Always false float comparisons

Fri May 20 02:14:46 PDT 2016

On Thursday, 19 May 2016 at 18:22:48 UTC, Timon Gehr wrote:
> On 19.05.2016 08:04, Joakim wrote:
>> On Wednesday, 18 May 2016 at 17:10:25 UTC, Timon Gehr wrote:
>>> It's not just slightly worse, it can cut the number of useful 
>>> bits in
>>> half or more! It is not unusual, I have actually run into 
>>> those
>>> problems in the past, and it can break an algorithm that is 
>>> in Phobos
>>> today!
>>
>> I wouldn't call that broken.  Looking at the hex output by 
>> replacing %f
>> with %A in writefln, it appears the only differences in all 
>> those
>> results is the last byte in the significand.
>
> Argh...
>
> // ...
>
> void main(){
>     //double[] data=[1e16,1,-9e15];
>     import std.range;
>     double[] data=1e16~repeat(1.0,100000000).array~(-9e15);
>     import std.stdio;
>     writefln("%f",sum(data)); // baseline
>     writefln("%f",kahan(data)); // kahan
>     writefln("%f",kahanBroken(data)); // broken kahan
> }
>
>
> dmd -run kahanDemo.d
> 1000000000000000.000000
> 1000000100000000.000000
> 1000000000000000.000000
>
> dmd -m32 -O -run kahanDemo.d
> 1000000000000000.000000
> 1000000000000000.000000
> 1000000000000000.000000
>
>
> Better?
>
> Obviously there is more structure in the data that I invent 
> manually than in a real test case where it would go wrong. The 
> problems carry over though.

I looked over your code a bit.  If I define sum and c as reals in 
"kahanBroken" at runtime, this problem goes away.  Since that's 
what the CTFE rule is actually doing, ie extending all 
floating-point to reals at compile-time, I don't see what you're 
complaining about.  Try it, run even your original naive 
summation algorithm through CTFE and it will produce the result 
you want:

enum double[] ctData=[1e16,1,-9e15];
enum ctSum = sum(ctData);
writefln("%f", ctSum);

>> As Don's talk pointed out,
>> all floating-point calculations will see loss of precision 
>> starting there.
>> ...
>
>
> This is implicitly assuming a development model where the 
> programmer first writes down the computation as it would be 
> correct in the real number system and then naively replaces 
> every operation by the rounding equivalent and hopes for the 
> best.

No, it is intrinsic to any floating-point calculation.

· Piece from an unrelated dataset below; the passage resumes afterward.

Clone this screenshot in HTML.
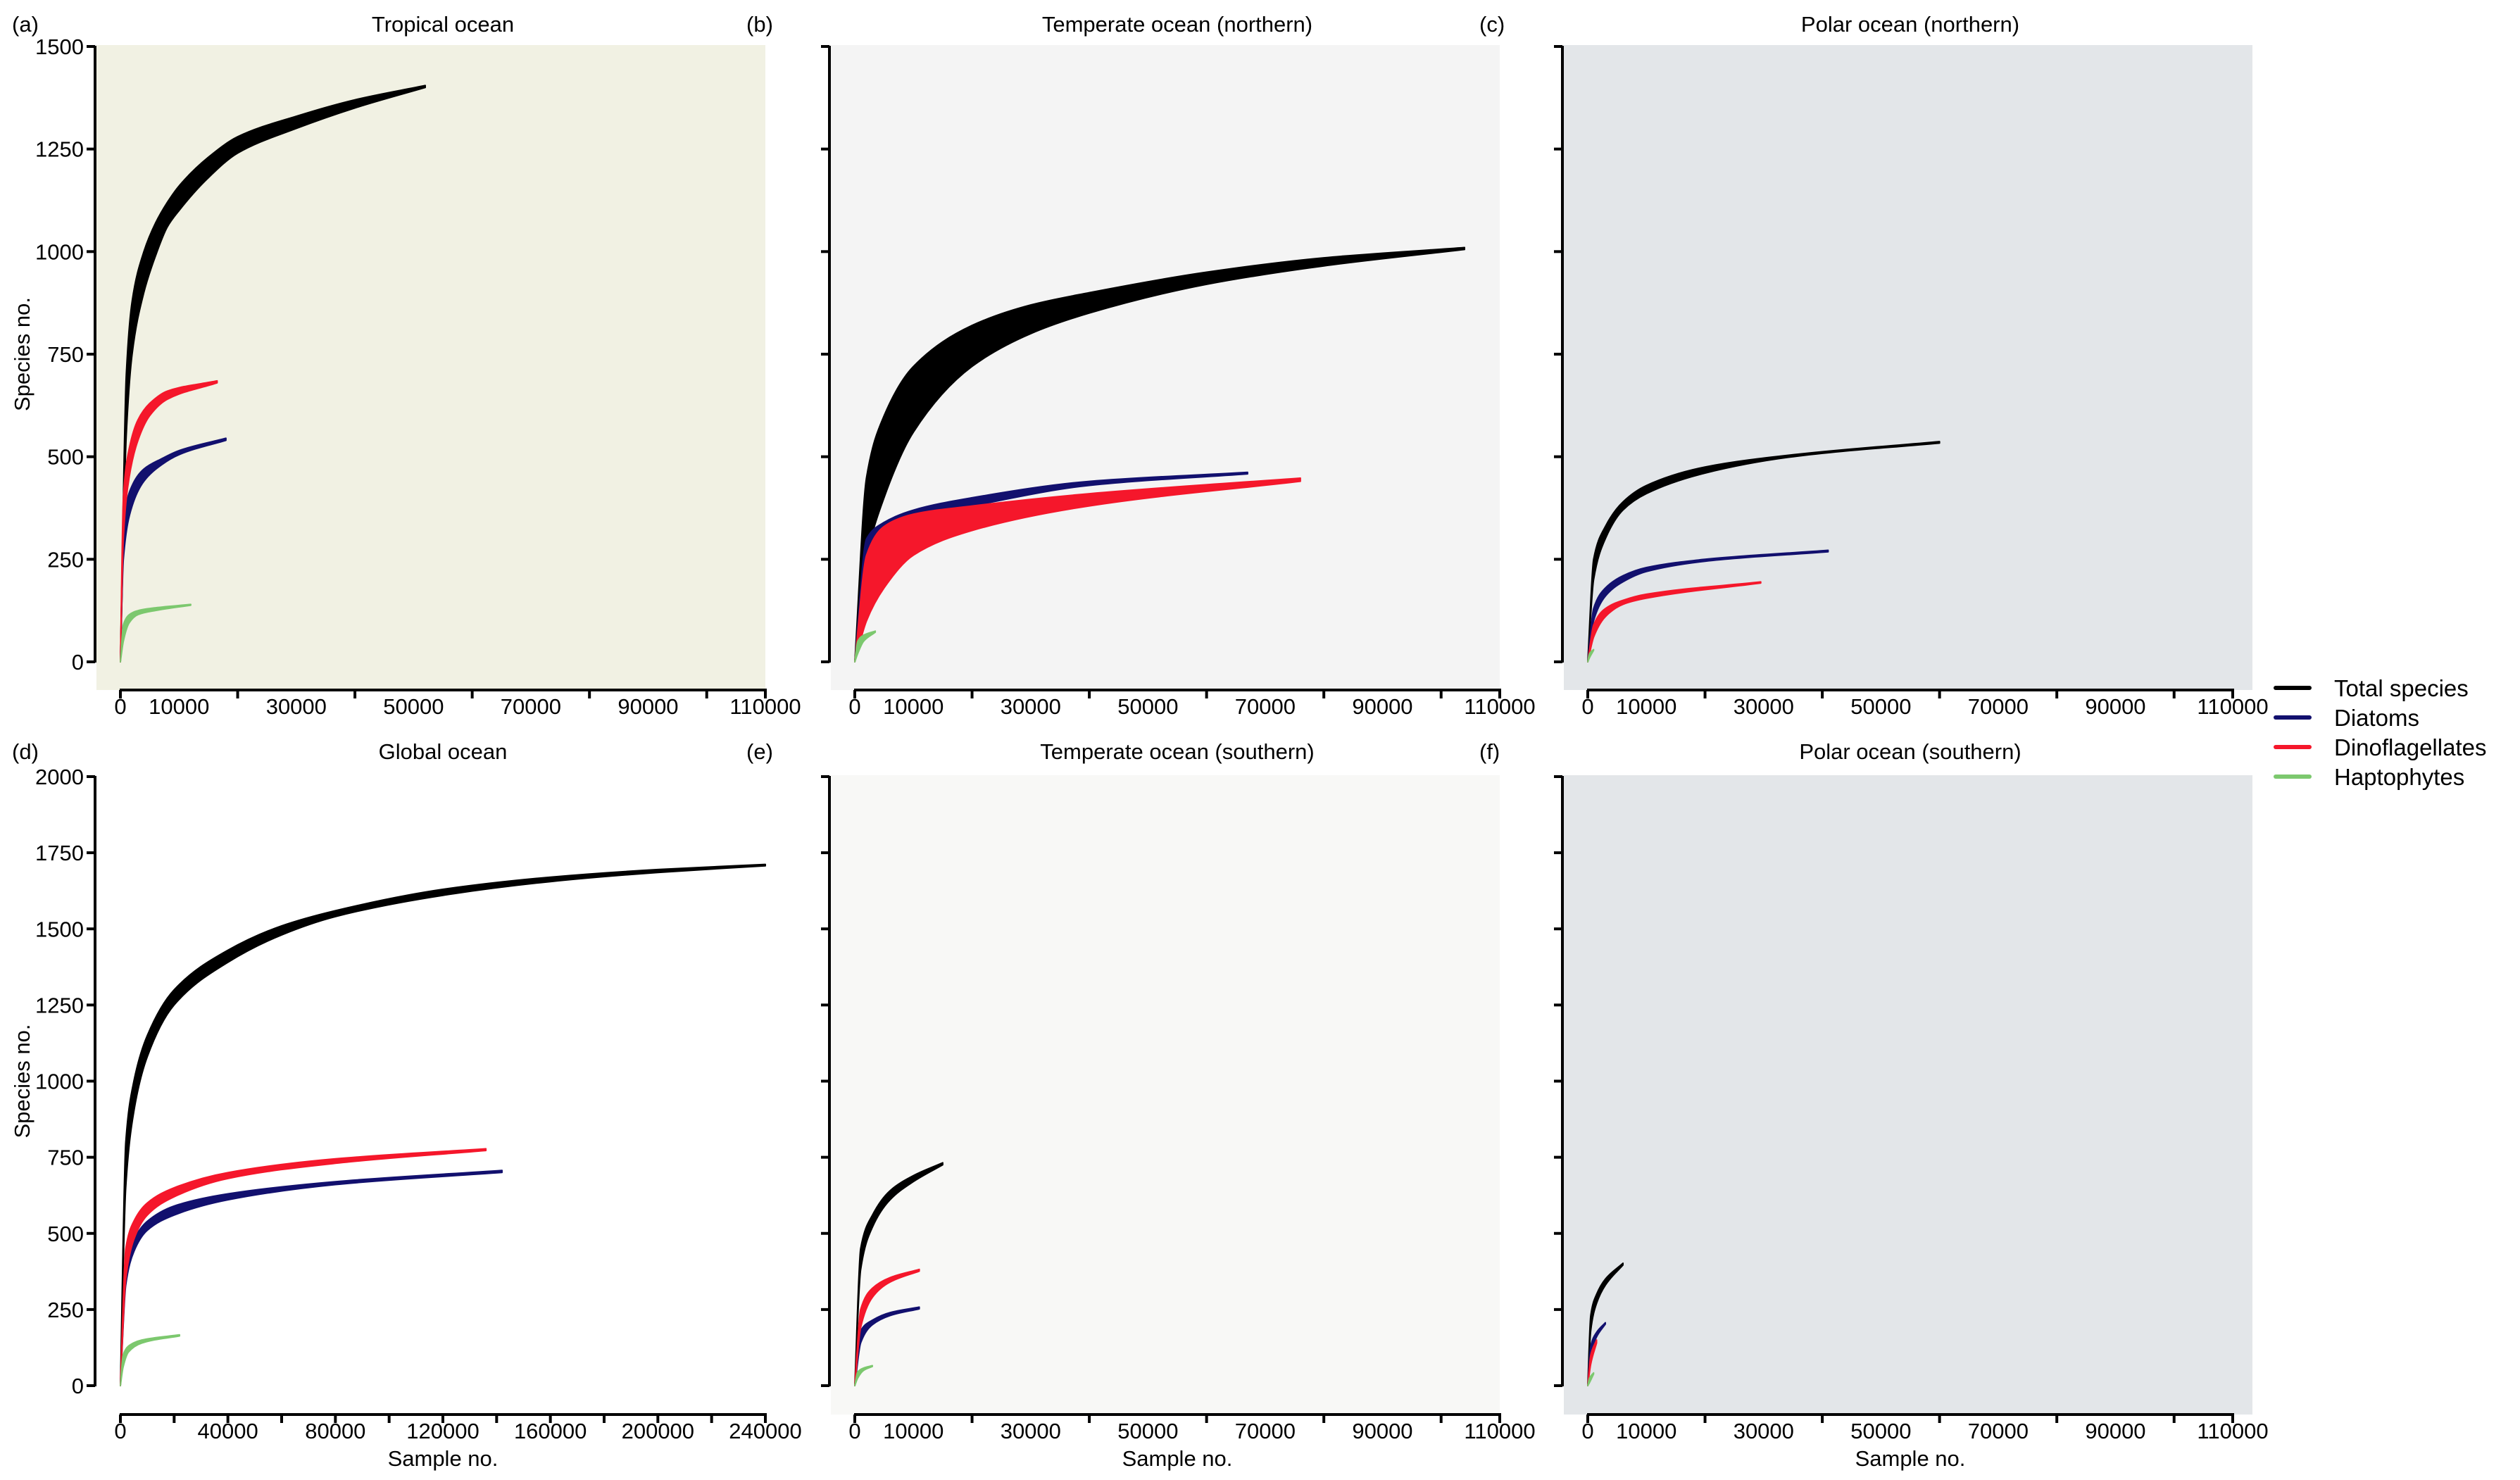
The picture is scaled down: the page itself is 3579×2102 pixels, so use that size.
<!DOCTYPE html>
<html><head><meta charset="utf-8"><style>
html,body{margin:0;padding:0;background:#fff}
svg{display:block}
text{font-family:"Liberation Sans",sans-serif;fill:#000}
</style></head><body>
<svg id="chart" width="3579" height="2102" viewBox="0 0 3579 2102" xmlns="http://www.w3.org/2000/svg"></svg>
<script>
// ---- data ----
const seriesNames = ["Total species","Diatoms","Dinoflagellates","Haptophytes"];
const seriesColors = ["#000000","#12106e","#f5172b","#7cc86e"];
const panelTitles = ["Tropical ocean","Temperate ocean (northern)","Polar ocean (northern)","Global ocean","Temperate ocean (southern)","Polar ocean (southern)"];
const panelLetters = ["(a)","(b)","(c)","(d)","(e)","(f)"];
const topYTicks = [0,250,500,750,1000,1250,1500];
const botYTicks = [0,250,500,750,1000,1250,1500,1750,2000];
const xLabels110 = [0,10000,30000,50000,70000,90000,110000];
const xTicks110 = [0,20000,40000,60000,80000,100000,110000];
const xLabels240 = [0,40000,80000,120000,160000,200000,240000];
const xTicks240 = [0,20000,40000,60000,80000,100000,120000,140000,160000,180000,200000,220000,240000];

// panel a
const aTotX=[0,1000,2000,4000,6000,8000,10000,15000,20000,30000,40000,52000];
const aTotHi=[0,700,880,1000,1070,1120,1160,1230,1280,1330,1370,1405];
const aTotLo=[0,550,750,900,990,1060,1100,1180,1240,1300,1350,1400];
const aDiaX=[0,500,2000,4000,7000,10000,18000];
const aDiaHi=[0,330,430,470,495,515,545];
const aDiaLo=[0,250,380,440,480,505,540];
const aDinX=[0,500,1500,3000,5000,8000,16500];
const aDinHi=[0,400,520,590,630,660,685];
const aDinLo=[0,300,450,540,600,640,680];
const aHapX=[0,500,1500,3000,6000,12000];
const aHapHi=[0,90,115,125,132,140];
const aHapLo=[0,50,95,115,125,138];
// panel b
const bTotX=[0,2000,5000,10000,20000,30000,40000,60000,80000,104000];
const bTotHi=[0,450,600,720,820,870,900,950,985,1010];
const bTotLo=[0,250,400,560,720,800,850,920,965,1005];
const bDiaX=[0,2000,5000,10000,20000,40000,67000];
const bDiaHi=[0,300,340,370,400,440,462];
const bDiaLo=[0,240,300,350,380,430,458];
const bDinX=[0,2000,5000,10000,20000,40000,76000];
const bDinHi=[0,260,330,360,380,410,448];
const bDinLo=[0,100,180,260,320,380,440];
const bHapX=[0,500,1500,3500];
const bHapHi=[0,50,65,75];
const bHapLo=[0,20,50,72];
// panel c
const cTotX=[0,1000,3000,6000,10000,20000,35000,60000];
const cTotHi=[0,250,330,390,430,475,505,537];
const cTotLo=[0,200,300,370,410,460,500,533];
const cDiaX=[0,1000,3000,6000,10000,20000,41000];
const cDiaHi=[0,130,180,210,230,250,272];
const cDiaLo=[0,100,160,195,220,245,268];
const cDinX=[0,1000,3000,6000,10000,29500];
const cDinHi=[0,90,130,150,165,195];
const cDinLo=[0,60,110,140,155,192];
const cHapX=[0,300,1000];
const cHapHi=[0,20,30];
const cHapLo=[0,10,28];
// panel d
const dTotX=[0,2000,5000,10000,20000,40000,60000,80000,120000,160000,200000,240000];
const dTotHi=[0,800,1000,1150,1300,1430,1510,1560,1630,1670,1695,1712];
const dTotLo=[0,650,900,1080,1250,1390,1480,1540,1610,1655,1685,1707];
const dDiaX=[0,2000,5000,10000,20000,40000,80000,142000];
const dDiaHi=[0,400,480,540,590,630,670,707];
const dDiaLo=[0,330,440,510,560,610,660,700];
const dDinX=[0,2000,5000,10000,20000,40000,80000,136000];
const dDinHi=[0,450,540,600,650,700,745,778];
const dDinLo=[0,350,480,560,620,680,730,772];
const dHapX=[0,1000,3000,8000,22000];
const dHapHi=[0,100,130,150,167];
const dHapLo=[0,60,110,140,163];
// panel e
const eTotX=[0,1000,3000,6000,10000,15000];
const eTotHi=[0,450,560,640,690,732];
const eTotLo=[0,380,520,610,670,725];
const eDiaX=[0,1000,3000,6000,11000];
const eDiaHi=[0,180,215,240,258];
const eDiaLo=[0,140,200,230,252];
const eDinX=[0,1000,3000,6000,11000];
const eDinHi=[0,250,320,355,382];
const eDinLo=[0,190,290,340,376];
const eHapX=[0,500,1500,3000];
const eHapHi=[0,45,58,66];
const eHapLo=[0,25,50,63];
// panel f
const fTotX=[0,500,1500,3000,6000];
const fTotHi=[0,230,300,350,402];
const fTotLo=[0,180,270,330,396];
const fDiaX=[0,500,1500,3000];
const fDiaHi=[0,130,175,207];
const fDiaLo=[0,100,160,202];
const fDinX=[0,500,1500];
const fDinHi=[0,100,150];
const fDinLo=[0,70,140];
const fHapX=[0,300,1000];
const fHapHi=[0,25,42];
const fHapLo=[0,10,38];

const svg=document.getElementById('chart');
const NS='http://www.w3.org/2000/svg';
function mk(tag,attrs,parent){const e=document.createElementNS(NS,tag);for(const k in attrs)e.setAttribute(k,attrs[k]);(parent||svg).appendChild(e);return e;}

// monotone cubic path through pixel points (x increasing)
function monoSeg(pts){
  const n=pts.length; if(n<2) return '';
  const dx=[],s=[];
  for(let i=0;i<n-1;i++){dx.push(pts[i+1][0]-pts[i][0]);s.push((pts[i+1][1]-pts[i][1])/(dx[i]||1e-6));}
  const m=[s[0]];
  for(let i=1;i<n-1;i++){m.push(s[i-1]*s[i]<=0?0:(3*(dx[i-1]+dx[i]))/((2*dx[i]+dx[i-1])/s[i-1]+(dx[i]+2*dx[i-1])/s[i]));}
  m.push(s[n-2]);
  let d='';
  for(let i=0;i<n-1;i++){
    const h=dx[i];
    d+=' C'+(pts[i][0]+h/3).toFixed(1)+','+(pts[i][1]+m[i]*h/3).toFixed(1)+' '+(pts[i+1][0]-h/3).toFixed(1)+','+(pts[i+1][1]-m[i+1]*h/3).toFixed(1)+' '+pts[i+1][0].toFixed(1)+','+pts[i+1][1].toFixed(1);
  }
  return d;
}
function monoSegRev(pts){
  // traverse reversed: build forward then reverse via mirrored x
  const n=pts.length;
  const mir=pts.map(p=>[-p[0],p[1]]).reverse();
  const d=monoSeg(mir);
  return d.replace(/(-?\d+\.?\d*),(-?\d+\.?\d*)/g,(a,x,y)=>(-parseFloat(x)).toFixed(1)+','+y);
}

const panels=[
 {ax:135,bg:'#f1f1e3',top:true,xmax:110000,ymax:1500,yl:true,xl:xLabels110,xt:xTicks110,ext:0,
  s:[[aTotX,aTotLo,aTotHi],[aDiaX,aDiaLo,aDiaHi],[aDinX,aDinLo,aDinHi],[aHapX,aHapLo,aHapHi]]},
 {ax:1178,bg:'#f4f4f4',top:true,xmax:110000,ymax:1500,yl:false,xl:xLabels110,xt:xTicks110,ext:0,
  s:[[bTotX,bTotLo,bTotHi],[bDiaX,bDiaLo,bDiaHi],[bDinX,bDinLo,bDinHi],[bHapX,bHapLo,bHapHi]]},
 {ax:2219,bg:'#e3e6e9',top:true,xmax:110000,ymax:1500,yl:false,xl:xLabels110,xt:xTicks110,ext:28,
  s:[[cTotX,cTotLo,cTotHi],[cDiaX,cDiaLo,cDiaHi],[cDinX,cDinLo,cDinHi],[cHapX,cHapLo,cHapHi]]},
 {ax:135,bg:'#ffffff',top:false,xmax:240000,ymax:2000,yl:true,xl:xLabels240,xt:xTicks240,ext:0,
  s:[[dTotX,dTotLo,dTotHi],[dDiaX,dDiaLo,dDiaHi],[dDinX,dDinLo,dDinHi],[dHapX,dHapLo,dHapHi]]},
 {ax:1178,bg:'#f8f8f6',top:false,xmax:110000,ymax:2000,yl:false,xl:xLabels110,xt:xTicks110,ext:0,
  s:[[eTotX,eTotLo,eTotHi],[eDiaX,eDiaLo,eDiaHi],[eDinX,eDinLo,eDinHi],[eHapX,eHapLo,eHapHi]]},
 {ax:2219,bg:'#e3e6e9',top:false,xmax:110000,ymax:2000,yl:false,xl:xLabels110,xt:xTicks110,ext:28,
  s:[[fTotX,fTotLo,fTotHi],[fDiaX,fDiaLo,fDiaHi],[fDinX,fDinLo,fDinHi],[fHapX,fHapLo,fHapHi]]}
];

panels.forEach((p,i)=>{
  const g=mk('g',{});
  
  
  const yTop=p.top?66:1103, y0=p.top?940:1968, xAxisY=p.top?980:2009;
  const x0=p.ax+36, x1=x0+916;
  const X=v=>x0+(v/p.xmax)*(x1-x0);
  const Y=v=>y0-(v/p.ymax)*(y0-yTop);
  const bg=mk('rect',{x:p.ax+2,y:yTop-2,width:x1-p.ax-2+p.ext,height:xAxisY-yTop+2,fill:p.bg},g);
  
  
  p.s.forEach((sr,k)=>{
    const [xs,lo,hi]=sr;
    const hp=xs.map((x,j)=>[X(x),Y(hi[j])]);
    const lp=xs.map((x,j)=>[X(x),Y(lo[j])]);
    let d='M'+hp[0][0].toFixed(1)+','+hp[0][1].toFixed(1)+monoSeg(hp);
    const last=lp[lp.length-1];
    d+=' L'+last[0].toFixed(1)+','+last[1].toFixed(1)+monoSegRev(lp)+'Z';
    const path=mk('path',{d:d,fill:seriesColors[k],stroke:seriesColors[k],'stroke-width':2,'stroke-linejoin':'round'},g);
    
    
  });
  const ya=mk('line',{x1:p.ax,y1:Y(p.ymax)-1,x2:p.ax,y2:y0+1,stroke:'#000','stroke-width':4},g);
  
  
  (p.top?topYTicks:botYTicks).forEach(t=>{
    mk('line',{x1:p.ax-12,y1:Y(t),x2:p.ax,y2:Y(t),stroke:'#000','stroke-width':4},g);
    if(p.yl){const tx=mk('text',{x:p.ax-16,y:Y(t)+11,'text-anchor':'end','font-size':31},g);tx.textContent=t;
      
      }
  });
  const xa=mk('line',{x1:x0-1,y1:xAxisY,x2:x1+2,y2:xAxisY,stroke:'#000','stroke-width':4},g);
  
  
  p.xt.forEach(t=>mk('line',{x1:X(t),y1:xAxisY,x2:X(t),y2:xAxisY+12,stroke:'#000','stroke-width':4},g));
  p.xl.forEach(t=>{const tx=mk('text',{x:X(t),y:xAxisY+34,'text-anchor':'middle','font-size':31},g);tx.textContent=t;
    
    });
  const tt=mk('text',{x:(x0+x1)/2,y:p.top?45:1078,'text-anchor':'middle','font-size':31},g);tt.textContent=panelTitles[i];
  
  
  const lt=mk('text',{x:p.ax-118,y:p.top?45:1078,'font-size':31},g);lt.textContent=panelLetters[i];
  
  
  if(p.yl){const yl=mk('text',{x:0,y:0,'text-anchor':'middle','font-size':31,transform:'translate(42,'+((yTop+y0)/2)+') rotate(-90)'},g);yl.textContent='Species no.';
    
    }
  if(!p.top){const xl=mk('text',{x:(x0+x1)/2,y:2082,'text-anchor':'middle','font-size':31},g);xl.textContent='Sample no.';
    
    }
});

const lg=mk('g',{});


seriesNames.forEach((n,k)=>{
  const y=977+k*42;
  const e=mk('g',{},lg);
  
  
  mk('line',{x1:3232,y1:y,x2:3280,y2:y,stroke:seriesColors[k],'stroke-width':6,'stroke-linecap':'round'},e);
  const t=mk('text',{x:3315,y:y+12,'font-size':33},e);t.textContent=n;
});
</script>
</body></html>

> It is a useful rule if that is what you're doing. One might be 
> doing something else. Consider the following paper for an 
> example where the last bit in the significant actually carries 
> useful information for many of the values used in the program.
>
> http://www.jaist.ac.jp/~s1410018/papers/qd.pdf

Did you link to the wrong paper? ;) I skimmed it and that paper 
explicitly talks about error bounds all over the place.  The only 
mention of "the last bit" is when they say they calculated their 
constants in arbitrary precision before rounding them for runtime 
use, which is ironically similar to what Walter suggested doing 
for D's CTFE also.

>> In this case, not increasing precision gets the more accurate 
>> result,
>> but other examples could be constructed that _heavily_ favor 
>> increasing
>> precision.
>
> Sure. In such cases, you should use higher precision. What is 
> the problem? This is already supported (the compiler is not 
> allowed to use lower precision than requested).

I'm not the one with the problem, you're the one complaining.

>> In fact, almost any real-world, non-toy calculation would
>> favor it.
>>
>> In any case, nobody should depend on the precision out that 
>> far being
>> accurate or "reliable."
>
>
> IEEE floating point has well-defined behaviour and there is 
> absolutely nothing wrong with code that delivers more accurate 
> results just because it is actually aware of the actual 
> semantics of the operations being carried out.

You just made the case for Walter doing what he did. :)